Once the pictures are set aside, transcribe the remaining data exactly.

▶ _Data extract_
_____

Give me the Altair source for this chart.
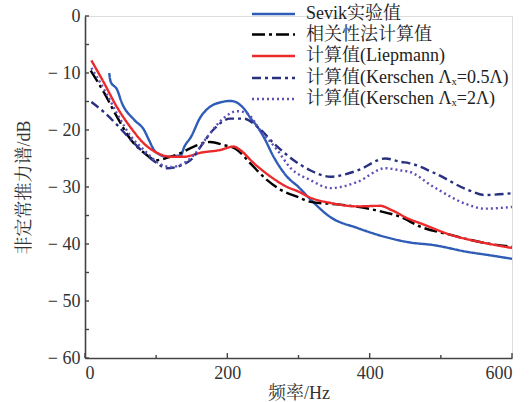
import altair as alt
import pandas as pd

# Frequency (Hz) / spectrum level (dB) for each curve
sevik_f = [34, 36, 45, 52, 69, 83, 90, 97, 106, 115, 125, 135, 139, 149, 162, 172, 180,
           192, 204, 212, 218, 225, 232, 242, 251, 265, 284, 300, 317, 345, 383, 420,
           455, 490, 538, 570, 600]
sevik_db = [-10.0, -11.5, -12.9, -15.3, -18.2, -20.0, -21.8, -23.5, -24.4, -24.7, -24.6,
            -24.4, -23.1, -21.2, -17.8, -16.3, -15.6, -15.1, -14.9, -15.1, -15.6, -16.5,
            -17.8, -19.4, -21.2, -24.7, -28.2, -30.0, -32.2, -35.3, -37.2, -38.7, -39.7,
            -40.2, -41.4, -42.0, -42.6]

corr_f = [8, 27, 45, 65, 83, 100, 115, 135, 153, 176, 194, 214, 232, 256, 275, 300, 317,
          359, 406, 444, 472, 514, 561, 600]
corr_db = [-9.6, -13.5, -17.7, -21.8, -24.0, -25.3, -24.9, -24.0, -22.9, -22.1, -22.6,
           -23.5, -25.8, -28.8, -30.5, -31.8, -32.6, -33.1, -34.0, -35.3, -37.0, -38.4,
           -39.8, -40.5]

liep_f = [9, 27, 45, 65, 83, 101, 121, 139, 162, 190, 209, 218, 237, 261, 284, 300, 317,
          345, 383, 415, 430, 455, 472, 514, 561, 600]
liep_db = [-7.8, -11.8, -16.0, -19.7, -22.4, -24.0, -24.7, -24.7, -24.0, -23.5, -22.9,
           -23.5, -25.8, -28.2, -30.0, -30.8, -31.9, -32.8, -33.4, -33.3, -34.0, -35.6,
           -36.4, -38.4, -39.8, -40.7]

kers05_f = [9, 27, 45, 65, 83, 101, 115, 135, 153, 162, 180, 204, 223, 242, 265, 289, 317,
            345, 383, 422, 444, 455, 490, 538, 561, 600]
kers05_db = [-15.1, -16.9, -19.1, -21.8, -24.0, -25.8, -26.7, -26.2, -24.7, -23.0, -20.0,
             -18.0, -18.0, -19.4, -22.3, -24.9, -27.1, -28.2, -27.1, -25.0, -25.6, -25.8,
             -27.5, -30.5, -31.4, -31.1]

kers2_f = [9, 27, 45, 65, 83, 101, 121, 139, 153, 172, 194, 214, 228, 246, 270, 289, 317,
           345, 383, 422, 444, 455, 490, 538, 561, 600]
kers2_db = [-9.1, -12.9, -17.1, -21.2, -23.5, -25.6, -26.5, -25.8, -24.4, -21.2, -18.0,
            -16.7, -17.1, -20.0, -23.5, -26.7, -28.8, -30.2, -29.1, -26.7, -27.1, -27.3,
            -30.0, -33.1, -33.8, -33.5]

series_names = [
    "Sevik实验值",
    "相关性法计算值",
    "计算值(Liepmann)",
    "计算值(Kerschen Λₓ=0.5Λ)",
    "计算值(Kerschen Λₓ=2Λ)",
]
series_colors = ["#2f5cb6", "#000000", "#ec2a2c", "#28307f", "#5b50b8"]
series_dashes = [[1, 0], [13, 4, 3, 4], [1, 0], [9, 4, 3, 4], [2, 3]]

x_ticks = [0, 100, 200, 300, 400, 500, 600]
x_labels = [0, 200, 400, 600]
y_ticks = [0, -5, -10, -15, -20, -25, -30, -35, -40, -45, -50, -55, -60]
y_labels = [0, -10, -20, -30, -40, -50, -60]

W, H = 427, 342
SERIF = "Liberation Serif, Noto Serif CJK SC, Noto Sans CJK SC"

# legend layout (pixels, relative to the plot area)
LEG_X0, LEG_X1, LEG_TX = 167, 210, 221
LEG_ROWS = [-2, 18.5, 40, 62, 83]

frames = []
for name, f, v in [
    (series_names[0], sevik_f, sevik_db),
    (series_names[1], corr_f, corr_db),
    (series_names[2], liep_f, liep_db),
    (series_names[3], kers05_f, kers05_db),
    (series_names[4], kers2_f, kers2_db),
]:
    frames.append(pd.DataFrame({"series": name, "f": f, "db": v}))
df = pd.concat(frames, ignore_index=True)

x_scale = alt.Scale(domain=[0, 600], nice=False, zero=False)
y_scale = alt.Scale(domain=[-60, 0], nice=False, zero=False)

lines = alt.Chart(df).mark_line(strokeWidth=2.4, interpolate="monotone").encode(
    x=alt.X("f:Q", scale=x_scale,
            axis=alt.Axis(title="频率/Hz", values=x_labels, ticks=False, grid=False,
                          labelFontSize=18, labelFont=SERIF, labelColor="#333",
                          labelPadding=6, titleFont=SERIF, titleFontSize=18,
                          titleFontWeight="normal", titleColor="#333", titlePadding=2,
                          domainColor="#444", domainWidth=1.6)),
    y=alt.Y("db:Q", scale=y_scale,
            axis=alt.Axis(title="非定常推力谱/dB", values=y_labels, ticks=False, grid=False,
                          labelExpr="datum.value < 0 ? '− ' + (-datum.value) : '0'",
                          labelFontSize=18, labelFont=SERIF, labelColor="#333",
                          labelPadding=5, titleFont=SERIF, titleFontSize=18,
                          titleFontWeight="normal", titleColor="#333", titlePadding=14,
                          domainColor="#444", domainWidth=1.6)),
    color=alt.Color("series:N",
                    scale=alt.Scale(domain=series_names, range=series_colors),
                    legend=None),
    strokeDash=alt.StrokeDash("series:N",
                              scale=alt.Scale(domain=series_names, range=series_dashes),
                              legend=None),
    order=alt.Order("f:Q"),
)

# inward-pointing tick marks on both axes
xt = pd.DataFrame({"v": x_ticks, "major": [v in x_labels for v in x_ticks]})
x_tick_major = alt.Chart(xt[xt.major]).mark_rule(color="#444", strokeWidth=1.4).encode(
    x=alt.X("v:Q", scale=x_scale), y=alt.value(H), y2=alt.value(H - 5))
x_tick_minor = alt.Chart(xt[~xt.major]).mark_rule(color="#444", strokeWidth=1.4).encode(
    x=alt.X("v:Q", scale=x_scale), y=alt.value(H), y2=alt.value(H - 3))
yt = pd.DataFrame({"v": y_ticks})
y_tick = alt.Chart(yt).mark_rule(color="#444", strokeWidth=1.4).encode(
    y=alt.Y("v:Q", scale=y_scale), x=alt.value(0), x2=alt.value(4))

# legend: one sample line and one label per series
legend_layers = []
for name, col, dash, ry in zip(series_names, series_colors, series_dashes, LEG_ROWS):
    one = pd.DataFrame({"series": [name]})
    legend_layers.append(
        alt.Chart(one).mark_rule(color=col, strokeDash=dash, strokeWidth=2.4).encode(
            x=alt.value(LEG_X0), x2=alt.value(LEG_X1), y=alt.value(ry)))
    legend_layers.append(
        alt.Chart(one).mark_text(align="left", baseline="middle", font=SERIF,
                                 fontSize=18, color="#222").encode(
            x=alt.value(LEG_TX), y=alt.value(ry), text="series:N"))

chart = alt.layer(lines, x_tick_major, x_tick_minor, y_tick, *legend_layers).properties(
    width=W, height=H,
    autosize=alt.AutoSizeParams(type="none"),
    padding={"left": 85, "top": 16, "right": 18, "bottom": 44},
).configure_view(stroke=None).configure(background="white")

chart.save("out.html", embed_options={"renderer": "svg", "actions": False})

_____

▶ _Solution_
Give me the Altair source for this chart.
import altair as alt
import pandas as pd

# Frequency (Hz) / spectrum level (dB) for each curve
sevik_f = [34, 36, 45, 52, 69, 83, 90, 97, 106, 115, 125, 135, 139, 149, 162, 172, 180,
           192, 204, 212, 218, 225, 232, 242, 251, 265, 284, 300, 317, 345, 383, 420,
           455, 490, 538, 570, 600]
sevik_db = [-10.0, -11.5, -12.9, -15.3, -18.2, -20.0, -21.8, -23.5, -24.4, -24.7, -24.6,
            -24.4, -23.1, -21.2, -17.8, -16.3, -15.6, -15.1, -14.9, -15.1, -15.6, -16.5,
            -17.8, -19.4, -21.2, -24.7, -28.2, -30.0, -32.2, -35.3, -37.2, -38.7, -39.7,
            -40.2, -41.4, -42.0, -42.6]

corr_f = [8, 27, 45, 65, 83, 100, 115, 135, 153, 176, 194, 214, 232, 256, 275, 300, 317,
          359, 406, 444, 472, 514, 561, 600]
corr_db = [-9.6, -13.5, -17.7, -21.8, -24.0, -25.3, -24.9, -24.0, -22.9, -22.1, -22.6,
           -23.5, -25.8, -28.8, -30.5, -31.8, -32.6, -33.1, -34.0, -35.3, -37.0, -38.4,
           -39.8, -40.5]

liep_f = [9, 27, 45, 65, 83, 101, 121, 139, 162, 190, 209, 218, 237, 261, 284, 300, 317,
          345, 383, 415, 430, 455, 472, 514, 561, 600]
liep_db = [-7.8, -11.8, -16.0, -19.7, -22.4, -24.0, -24.7, -24.7, -24.0, -23.5, -22.9,
           -23.5, -25.8, -28.2, -30.0, -30.8, -31.9, -32.8, -33.4, -33.3, -34.0, -35.6,
           -36.4, -38.4, -39.8, -40.7]

kers05_f = [9, 27, 45, 65, 83, 101, 115, 135, 153, 162, 180, 204, 223, 242, 265, 289, 317,
            345, 383, 422, 444, 455, 490, 538, 561, 600]
kers05_db = [-15.1, -16.9, -19.1, -21.8, -24.0, -25.8, -26.7, -26.2, -24.7, -23.0, -20.0,
             -18.0, -18.0, -19.4, -22.3, -24.9, -27.1, -28.2, -27.1, -25.0, -25.6, -25.8,
             -27.5, -30.5, -31.4, -31.1]

kers2_f = [9, 27, 45, 65, 83, 101, 121, 139, 153, 172, 194, 214, 228, 246, 270, 289, 317,
           345, 383, 422, 444, 455, 490, 538, 561, 600]
kers2_db = [-9.1, -12.9, -17.1, -21.2, -23.5, -25.6, -26.5, -25.8, -24.4, -21.2, -18.0,
            -16.7, -17.1, -20.0, -23.5, -26.7, -28.8, -30.2, -29.1, -26.7, -27.1, -27.3,
            -30.0, -33.1, -33.8, -33.5]

series_names = [
    "Sevik实验值",
    "相关性法计算值",
    "计算值(Liepmann)",
    "计算值(Kerschen Λₓ=0.5Λ)",
    "计算值(Kerschen Λₓ=2Λ)",
]
series_colors = ["#2f5cb6", "#000000", "#ec2a2c", "#28307f", "#5b50b8"]
series_dashes = [[1, 0], [13, 4, 3, 4], [1, 0], [9, 4, 3, 4], [2, 3]]

x_ticks = [0, 100, 200, 300, 400, 500, 600]
x_labels = [0, 200, 400, 600]
y_ticks = [0, -5, -10, -15, -20, -25, -30, -35, -40, -45, -50, -55, -60]
y_labels = [0, -10, -20, -30, -40, -50, -60]

W, H = 427, 342
SERIF = "Liberation Serif, Noto Serif CJK SC, Noto Sans CJK SC"

# legend layout (pixels, relative to the plot area)
LEG_X0, LEG_X1, LEG_TX = 167, 210, 221
LEG_ROWS = [-2, 18.5, 40, 62, 83]

frames = []
for name, f, v in [
    (series_names[0], sevik_f, sevik_db),
    (series_names[1], corr_f, corr_db),
    (series_names[2], liep_f, liep_db),
    (series_names[3], kers05_f, kers05_db),
    (series_names[4], kers2_f, kers2_db),
]:
    frames.append(pd.DataFrame({"series": name, "f": f, "db": v}))
df = pd.concat(frames, ignore_index=True)

x_scale = alt.Scale(domain=[0, 600], nice=False, zero=False)
y_scale = alt.Scale(domain=[-60, 0], nice=False, zero=False)

lines = alt.Chart(df).mark_line(strokeWidth=2.4, interpolate="monotone").encode(
    x=alt.X("f:Q", scale=x_scale,
            axis=alt.Axis(title="频率/Hz", values=x_labels, ticks=False, grid=False,
                          labelFontSize=18, labelFont=SERIF, labelColor="#333",
                          labelPadding=6, titleFont=SERIF, titleFontSize=18,
                          titleFontWeight="normal", titleColor="#333", titlePadding=2,
                          domainColor="#444", domainWidth=1.6)),
    y=alt.Y("db:Q", scale=y_scale,
            axis=alt.Axis(title="非定常推力谱/dB", values=y_labels, ticks=False, grid=False,
                          labelExpr="datum.value < 0 ? '− ' + (-datum.value) : '0'",
                          labelFontSize=18, labelFont=SERIF, labelColor="#333",
                          labelPadding=5, titleFont=SERIF, titleFontSize=18,
                          titleFontWeight="normal", titleColor="#333", titlePadding=14,
                          domainColor="#444", domainWidth=1.6)),
    color=alt.Color("series:N",
                    scale=alt.Scale(domain=series_names, range=series_colors),
                    legend=None),
    strokeDash=alt.StrokeDash("series:N",
                              scale=alt.Scale(domain=series_names, range=series_dashes),
                              legend=None),
    order=alt.Order("f:Q"),
)

# inward-pointing tick marks on both axes
xt = pd.DataFrame({"v": x_ticks, "major": [v in x_labels for v in x_ticks]})
x_tick_major = alt.Chart(xt[xt.major]).mark_rule(color="#444", strokeWidth=1.4).encode(
    x=alt.X("v:Q", scale=x_scale), y=alt.value(H), y2=alt.value(H - 5))
x_tick_minor = alt.Chart(xt[~xt.major]).mark_rule(color="#444", strokeWidth=1.4).encode(
    x=alt.X("v:Q", scale=x_scale), y=alt.value(H), y2=alt.value(H - 3))
yt = pd.DataFrame({"v": y_ticks})
y_tick = alt.Chart(yt).mark_rule(color="#444", strokeWidth=1.4).encode(
    y=alt.Y("v:Q", scale=y_scale), x=alt.value(0), x2=alt.value(4))

# legend: one sample line and one label per series
legend_layers = []
for name, col, dash, ry in zip(series_names, series_colors, series_dashes, LEG_ROWS):
    one = pd.DataFrame({"series": [name]})
    legend_layers.append(
        alt.Chart(one).mark_rule(color=col, strokeDash=dash, strokeWidth=2.4).encode(
            x=alt.value(LEG_X0), x2=alt.value(LEG_X1), y=alt.value(ry)))
    legend_layers.append(
        alt.Chart(one).mark_text(align="left", baseline="middle", font=SERIF,
                                 fontSize=18, color="#222").encode(
            x=alt.value(LEG_TX), y=alt.value(ry), text="series:N"))

chart = alt.layer(lines, x_tick_major, x_tick_minor, y_tick, *legend_layers).properties(
    width=W, height=H,
    autosize=alt.AutoSizeParams(type="none"),
    padding={"left": 85, "top": 16, "right": 18, "bottom": 44},
).configure_view(stroke=None).configure(background="white")

chart.save("out.html", embed_options={"renderer": "svg", "actions": False})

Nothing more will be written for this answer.